Cervières: Just Say Non

Riding your bike in the Alps is a wonderful thing, as I’m sure many of you will agree, but all too often on the way to a giant col you run into something like this monstrosity.

This is the ski station of Tignes which is on the road to the ski station of Val d’Isère, then, the Col d’Iseran. Or how about this brutalist beauty?

Flaine

France began building these stations after WWII, backed by government money and 30 years of incredible growth. These projects changed the high Alps from an essentially subsistence economy to one based on mass tourism in just a few years.
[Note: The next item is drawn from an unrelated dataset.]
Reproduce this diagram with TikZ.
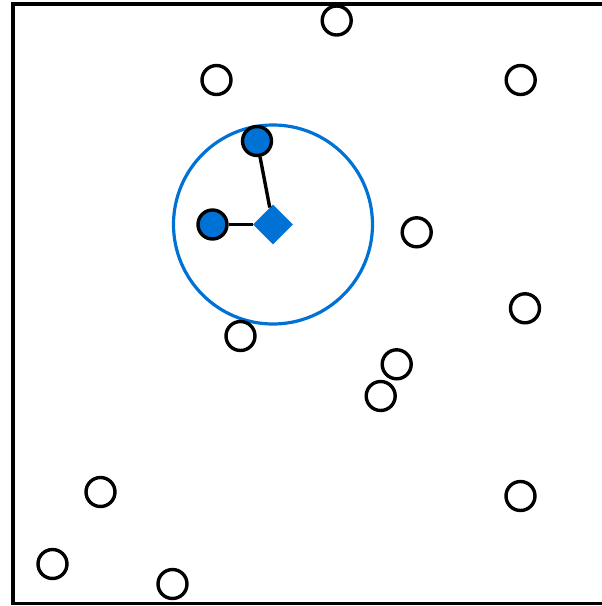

Here’s another one that you may have even climbed: Alpe d’Huez.

In the sixties it was open season on the valleys of the Alps and a Belgian company spent two years trying to convince the residents of the Vallée de la Cerveyrette (basically the village of Cervières, pictured below) that they needed to turn their village into an urban center that would have between 15,000 and 40,000 beds to rent out in winter, along with a heliport and a golf course. Instead, the villagers resisted and refused to sell their land.

What they did decide to do was make an alternative project to develop the area into Europe’s No 1 hiking destination. I’m not sure what became of this one, but for anyone who has climbed the Col d’Izoard from Briançon, you might want to stop in Cervières on your way up and thank a resident for making this one of the nicest ascents in the Alps.

3 thoughts on “Cervières: Just Say Non

  1. Many of the resorts in the southern Alps aren’t that attractive either but they do allow people with modest incomes to take a winter holiday. Just come back from a few days cycling and hiking in Isola 2000.